2008 New Year’s Resolutions
1) To subsist on a diet consisting chiefly of rice milk, porridge, cashew nuts and spinach and very little in the way of wine, crisps and curry.
2) To ban TV in order to read more books, paint, compose, listen to new hot pink digital radio.
3) To flourish into hitherto-latent professional musical genius mode by composing again.
4) To stimulate latent, fitness-repelling muscles into life.
5) To dive back into London high-art-life and reinvigorate the cultural part of my soul.
Success so far
1) For three days I have consumed organic muesli and rice milk for breakfast, bananas-cashew-yoghurt concoction for lunch and have drunk only green tea. Three portions in a row of cheesy fish pie for dinner may have undone good work.
2) Andy has shifted the TV to the study where it sits, aerial-less, so that we can only occasionally settle down to watch classy, brain-enriching DVD fare such as ‘The Lives of Others’, ‘Wild Strawberries’ and ‘Legally Blonde 2’.
3) Am working on ‘wine, whisky and songs’ for Pulse and ‘The Contest of the Ivy and the Holly’ for Oxford University Press.
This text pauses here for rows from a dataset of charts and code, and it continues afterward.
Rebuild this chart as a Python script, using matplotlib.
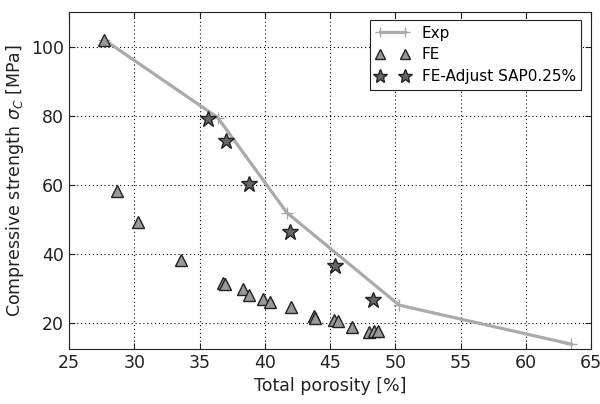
import matplotlib
matplotlib.use("Agg")
import matplotlib.pyplot as plt

exp_x = [27.7, 36.4, 41.7, 50.3, 63.5]
exp_y = [102.0, 79.5, 52.0, 25.3, 14.0]

fe_x = [27.7, 28.65, 30.26, 33.6, 36.8, 36.95, 38.3, 38.8, 39.9, 40.4, 42.0,
        43.8, 43.85, 45.3, 45.65, 46.7, 48.0, 48.35, 48.7]
fe_y = [101.8, 58.3, 49.3, 38.4, 31.6, 31.3, 29.9, 28.2, 27.0, 26.3, 24.8,
        22.3, 21.5, 20.9, 20.6, 18.9, 17.5, 17.7, 17.8]

adj_x = [35.67, 37.0, 38.8, 41.9, 45.4, 48.3]
adj_y = [79.0, 72.7, 60.3, 46.4, 36.5, 26.7]

xticks = [25, 30, 35, 40, 45, 50, 55, 60, 65]
yticks = [20, 40, 60, 80, 100]

plt.rcParams['font.family'] = ['DejaVu Sans']
fig = plt.figure(figsize=(6.0, 4.04), dpi=100)
ax = fig.add_axes([0.115, 0.136, 0.870, 0.834])

ax.plot(exp_x, exp_y, color='#aaaaaa', lw=2.3, marker='+', ms=8, mew=1,
        label='Exp', zorder=2)
ax.plot(fe_x, fe_y, ls='none', marker='^', ms=8, mfc='#999999', mec='#222222',
        mew=1.0, label='FE', zorder=3)
ax.plot(adj_x, adj_y, ls='none', marker='*', ms=12, mfc='#666666', mec='#222222',
        mew=1.0, label='FE-Adjust SAP0.25%', zorder=4)

ax.set_xlim(25, 65)
ax.set_ylim(12.6, 110)
ax.set_xticks(xticks)
ax.set_yticks(yticks)
ax.grid(True, color='black', ls=(0, (1, 2.5)), lw=0.8)
ax.tick_params(direction='in', top=True, right=True, labelsize=12.5,
               length=4, colors='#222222', labelcolor='#222222')
for s in ax.spines.values():
    s.set_color('#222222')
ax.set_xlabel('Total porosity [%]', fontsize=12.5, color='#222222')
ax.set_ylabel(r'Compressive strength $\sigma_C$ [MPa]', fontsize=12.5, color='#222222')

leg = ax.legend(loc='upper right', numpoints=2, fontsize=11, fancybox=False,
                framealpha=1, edgecolor='#222222', borderpad=0.35, handlelength=2.2,
                handletextpad=0.8, borderaxespad=0, labelspacing=0.45,
                markerscale=0.9, bbox_to_anchor=(0.981, 0.976))
leg.get_frame().set_linewidth(0.8)

fig.savefig('out.png', dpi=100)
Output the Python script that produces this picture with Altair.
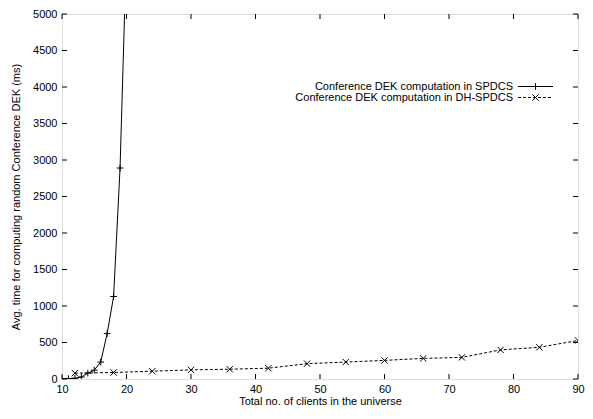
import altair as alt
import pandas as pd

# ---- data ----
series = ["Conference DEK computation in SPDCS", "Conference DEK computation in DH-SPDCS"]
x_spdcs = [10, 11, 12, 13, 14, 15, 16, 17, 18, 19, 20]
y_spdcs = [0, 5, 10, 27, 80, 121, 232, 622, 1130, 2890, 5900]
x_dh = [12, 18, 24, 30, 36, 42, 48, 54, 60, 66, 72, 78, 84, 90]
y_dh = [80, 89, 107, 125, 134, 148, 210, 232, 255, 282, 296, 399, 434, 528]
x_ticks = [10, 20, 30, 40, 50, 60, 70, 80, 90]
y_ticks = [0, 500, 1000, 1500, 2000, 2500, 3000, 3500, 4000, 4500, 5000]

W, H = 516, 365
FONT = "Liberation Sans"
FS = 11
PLUS = "M-1,0L1,0M0,-1L0,1"
CROSS = "M-1,-1L1,1M-1,1L1,-1"

df1 = pd.DataFrame({"x": x_spdcs, "y": y_spdcs})
df2 = pd.DataFrame({"x": x_dh, "y": y_dh})
dfx = pd.DataFrame({"x": x_ticks})
dfy = pd.DataFrame({"y": y_ticks})
dfl = pd.DataFrame({"label": series})

xs = alt.Scale(domain=[10, 90], nice=False, zero=False)
ys = alt.Scale(domain=[0, 5000], nice=False)

XT = "Total no. of clients in the universe"
YT = "Avg. time for computing random Conference DEK (ms)"
x_axis = alt.Axis(values=x_ticks, format="d", domain=False, ticks=False, grid=False,
                  labelFlush=False, labelOverlap=False,
                  labelFont=FONT, labelFontSize=FS, labelColor="black", labelPadding=4,
                  titleFont=FONT, titleFontSize=FS, titleFontWeight="normal",
                  titleColor="black", titlePadding=1)
y_axis = alt.Axis(values=y_ticks, format="d", domain=False, ticks=False, grid=False,
                  labelFlush=False, labelOverlap=False,
                  labelFont=FONT, labelFontSize=FS, labelColor="black", labelPadding=5,
                  titleFont=FONT, titleFontSize=FS, titleFontWeight="normal",
                  titleColor="black", titlePadding=11)

X = alt.X("x:Q", scale=xs, axis=x_axis, title=XT)
Y = alt.Y("y:Q", scale=ys, axis=y_axis, title=YT)

line1 = alt.Chart(df1).mark_line(color="black", strokeWidth=1, clip=True).encode(x=X, y=Y)
pts1 = alt.Chart(df1).mark_point(shape=PLUS, size=45, color="black", strokeWidth=1,
                                  filled=False, opacity=1, clip=True).encode(x=X, y=Y)
line2 = alt.Chart(df2).mark_line(color="black", strokeWidth=1, strokeDash=[3, 2],
                                 clip=True).encode(x=X, y=Y)
pts2 = alt.Chart(df2).mark_point(shape=CROSS, size=40, color="black", strokeWidth=1,
                                  filled=False, opacity=1, clip=True).encode(x=X, y=Y)

# inward tick marks on all four sides
tk = 5
bt = alt.Chart(dfx).mark_rule(color="black", strokeWidth=1).encode(
    x=X, y=alt.value(H), y2=alt.value(H - tk))
tt = alt.Chart(dfx).mark_rule(color="black", strokeWidth=1).encode(
    x=X, y=alt.value(0), y2=alt.value(tk))
lt = alt.Chart(dfy).mark_rule(color="black", strokeWidth=1).encode(
    y=Y, x=alt.value(0), x2=alt.value(tk))
rt = alt.Chart(dfy).mark_rule(color="black", strokeWidth=1).encode(
    y=Y, x=alt.value(W), x2=alt.value(W - tk))

# legend (gnuplot style: text, then sample)
LX, S0, S1 = 451, 456, 491
R1, R2 = 72.5, 83.5
leg_t1 = alt.Chart(dfl.iloc[[0]]).mark_text(align="right", baseline="middle", font=FONT,
                                            fontSize=FS, color="black").encode(
    text="label:N", x=alt.value(LX), y=alt.value(R1))
leg_t2 = alt.Chart(dfl.iloc[[1]]).mark_text(align="right", baseline="middle", font=FONT,
                                            fontSize=FS, color="black").encode(
    text="label:N", x=alt.value(LX), y=alt.value(R2))
leg_l1 = alt.Chart(dfl.iloc[[0]]).mark_rule(color="black", strokeWidth=1).encode(
    x=alt.value(S0), x2=alt.value(S1), y=alt.value(R1))
leg_l2 = alt.Chart(dfl.iloc[[1]]).mark_rule(color="black", strokeWidth=1, strokeDash=[3, 2]).encode(
    x=alt.value(S0), x2=alt.value(S1), y=alt.value(R2))
leg_p1 = alt.Chart(dfl.iloc[[0]]).mark_point(shape=PLUS, size=45, color="black", strokeWidth=1,
                                             filled=False, opacity=1).encode(
    x=alt.value((S0 + S1) / 2), y=alt.value(R1))
leg_p2 = alt.Chart(dfl.iloc[[1]]).mark_point(shape=CROSS, size=40, color="black", strokeWidth=1,
                                             filled=False, opacity=1).encode(
    x=alt.value((S0 + S1) / 2), y=alt.value(R2))

chart = alt.layer(
    line1, pts1, line2, pts2, bt, tt, lt, rt,
    leg_t1, leg_t2, leg_l1, leg_l2, leg_p1, leg_p2,
).properties(
    width=W, height=H,
    autosize=alt.AutoSizeParams(type="none"),
    padding={"left": 54, "top": 6, "right": 7, "bottom": 26},
).configure_view(stroke="black", strokeWidth=1.2).configure(background="white")

chart.save("out.html", embed_options={"renderer": "svg", "actions": False})
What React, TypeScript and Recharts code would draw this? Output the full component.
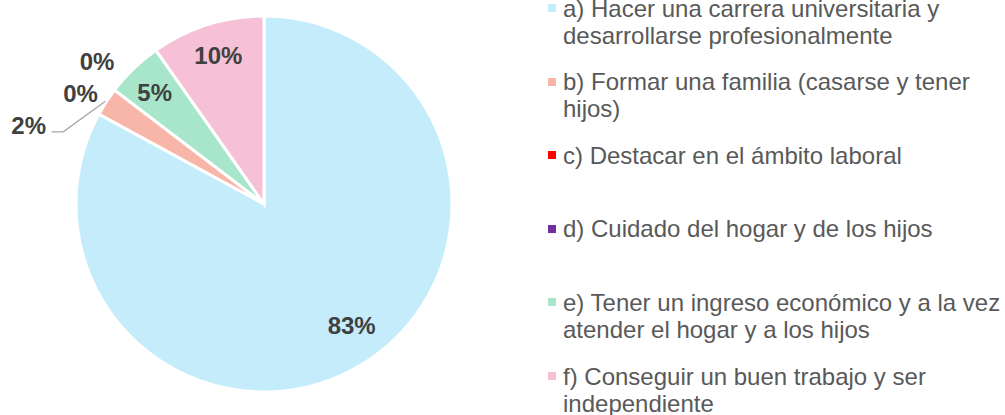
import React from "react";
import { PieChart, Pie, Cell, Legend } from "recharts";

const categories = [
  "a) Hacer una carrera universitaria y desarrollarse profesionalmente",
  "b) Formar una familia (casarse y tener hijos)",
  "c) Destacar en el ámbito laboral",
  "d) Cuidado del hogar y de los hijos",
  "e) Tener un ingreso económico y a la vez atender el hogar y a los hijos",
  "f) Conseguir un buen trabajo y ser independiente",
];
const responses = [34, 1, 0, 0, 2, 4];
const colors = ["#C4ECFA", "#F7B6A8", "#FF0000", "#7030A0", "#A8E6CB", "#F6C1D6"];

// label layout (radius factor relative to outer radius, angular nudge in degrees)
const labelRadius = [0.795, 1.32, 1.14, 1.168, 0.83, 0.828];
const labelShift = [5.2, 14.4, 6.2, -3.2, 0.6, -0.5];
const labelLeader = [false, true, false, false, false, false];

const data = categories.map((name, i) => ({ name, value: responses[i] }));

const FONT = '"Liberation Sans", Arial, sans-serif';
const RAD = Math.PI / 180;

const renderLabel = (props: any) => {
  const { cx, cy, midAngle, outerRadius, percent, index } = props;
  const ang = midAngle + labelShift[index];
  const r = outerRadius * labelRadius[index];
  const x = cx + r * Math.cos(-ang * RAD);
  const y = cy + r * Math.sin(-ang * RAD);
  const text = `${Math.round(percent * 100)}%`;
  let leader = null;
  if (labelLeader[index]) {
    const ex = cx + (outerRadius + 1) * Math.cos(-midAngle * RAD);
    const ey = cy + (outerRadius + 1) * Math.sin(-midAngle * RAD);
    const pts = `${x + 23},${y + 6.7} ${x + 34.6},${y + 6.7} ${ex},${ey}`;
    leader = <polyline points={pts} fill="none" stroke="#A6A6A6" strokeWidth={1.3} />;
  }
  return (
    <g key={`lbl-${index}`}>
      {leader}
      <text
        x={x}
        y={y}
        textAnchor="middle"
        dominantBaseline="central"
        fill="#404040"
        fontFamily={FONT}
        fontWeight="bold"
        fontSize={24}
      >
        {text}
      </text>
    </g>
  );
};

const renderLegend = () => (
  <div
    style={{
      position: "relative",
      width: 457,
      height: 415,
      fontFamily: FONT,
      fontSize: 24,
      lineHeight: "27px",
      color: "#595959",
    }}
  >
    {categories.map((c, i) => (
      <div
        key={c}
        style={{ position: "absolute", left: 0, top: -5.5 + i * 73.6, display: "flex", alignItems: "flex-start" }}
      >
        <span
          style={{
            display: "inline-block",
            width: 8,
            height: 8,
            background: colors[i],
            marginTop: 9.5,
            marginRight: 7,
            flex: "none",
          }}
        />
        <span style={{ width: 442, display: "inline-block" }}>{c}</span>
      </div>
    ))}
  </div>
);

export default function App() {
  return (
    <div style={{ position: "absolute", left: 0, top: 0, width: 1005, height: 415, background: "#fff", overflow: "hidden" }}>
      <PieChart width={1005} height={415} margin={{ top: 0, right: 0, bottom: 0, left: 0 }}>
        <Pie
          data={data}
          dataKey="value"
          nameKey="name"
          cx={264}
          cy={204}
          outerRadius={188}
          startAngle={90}
          endAngle={-270}
          stroke="#FFFFFF"
          strokeWidth={3}
          label={renderLabel}
          labelLine={false}
          isAnimationActive={false}
        >
          {data.map((d, i) => (
            <Cell key={d.name} fill={colors[i]} />
          ))}
        </Pie>
        <Legend
          layout="vertical"
          align="right"
          verticalAlign="top"
          content={renderLegend}
          wrapperStyle={{ position: "absolute", left: 548, top: 0, width: 457, height: 415 }}
        />
      </PieChart>
    </div>
  );
}
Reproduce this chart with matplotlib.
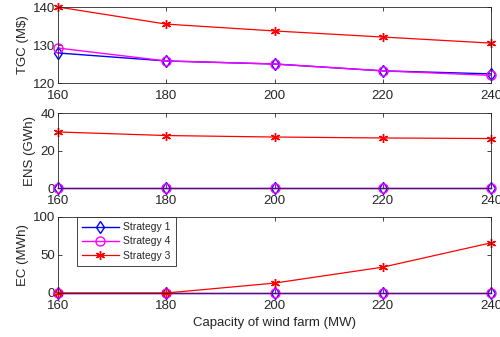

When I say ‘working’ I do of course mean mulling over non-commitedly in my brain every, ooo, 6 hours or so. (Have been distracted by thrilling York-set historical novel, which means that at least no. 2 is being fulfilled.)
4) Have discovered that, as a Trinity College staff member, I can get free classes at our twin-centre and dance school, LABAN. So have signed up for hopefully grace-inducing, thigh-tautening contemporary dance classes! Plus plan to squeeze myself into my sporty Speedo two-piece and go swimming once a week, as the local pool can be seen from my window and thus I have no excuse anymore.
5) Andy and I bought ourselves membership of the Tate and visited the fabulous, splurgy, phallic, awkward Louise Bourgeois retrospective. I hope I’m like her when I’m 95…
These NYRs have been particularly spurred on by a few post-Christmas days in Wales with my beloved, as incisively refreshing as a kickback of very cold gin and tonic. Our journey to this most glowering and hidden-away corner of the Black Mountains caused panic attack-esque hyperventilations: driving through squalling weather, the tiny roads narrowed and starkly-regimented hedges hemmed us in; bright car lights blitzed our eyes in wing mirrors from a solitary car behind us. Having grown utterly accustomed to teeming, everything-at-grabbing-distance London, being in the dark in unchartered countryside did everything to fuel my macabre imagination, and my directorial mind was fashioning a imminent real-life remake of ‘Duel’/’Straw Dogs’/’The Wicker Man’/’The Blair Witch Project’/’28 Days Later’. I was astonished that a wasting zombie had not leered out into our path by the time we arrived at Flagstone Cottage. After a fitful first night - given the sound of the wind barrelling furiously down the valley and the rain tumbling down the roof like bags of marbles split open – I opened the curtains the next morning to find a view as special as snow: rust-coloured hills and sheep brightening up the fields, an unabashed blue sky and racing clouds. There was no TV, no radio, and no mobile phone reception. I was soon in my element, making three days whiz by in a blur of pots of tea, books on the sofa, slabs of butter on thick bread, DJ sets on our laptop, DVDs (decided ‘The Shining’ was a bit too much though) and a couple of bracing walks. We used the atmospherically-ruined local priory as the backdrop for a new series of portraits for my future solo album cover: me in my silver parka, seemingly faceless behind dark scarf, holding up two craziedly forked sticks behind my head like a 21st-century hiphop version of Herne, the tree god from ‘Robin of Sherwood’. Believe me, it’s scary.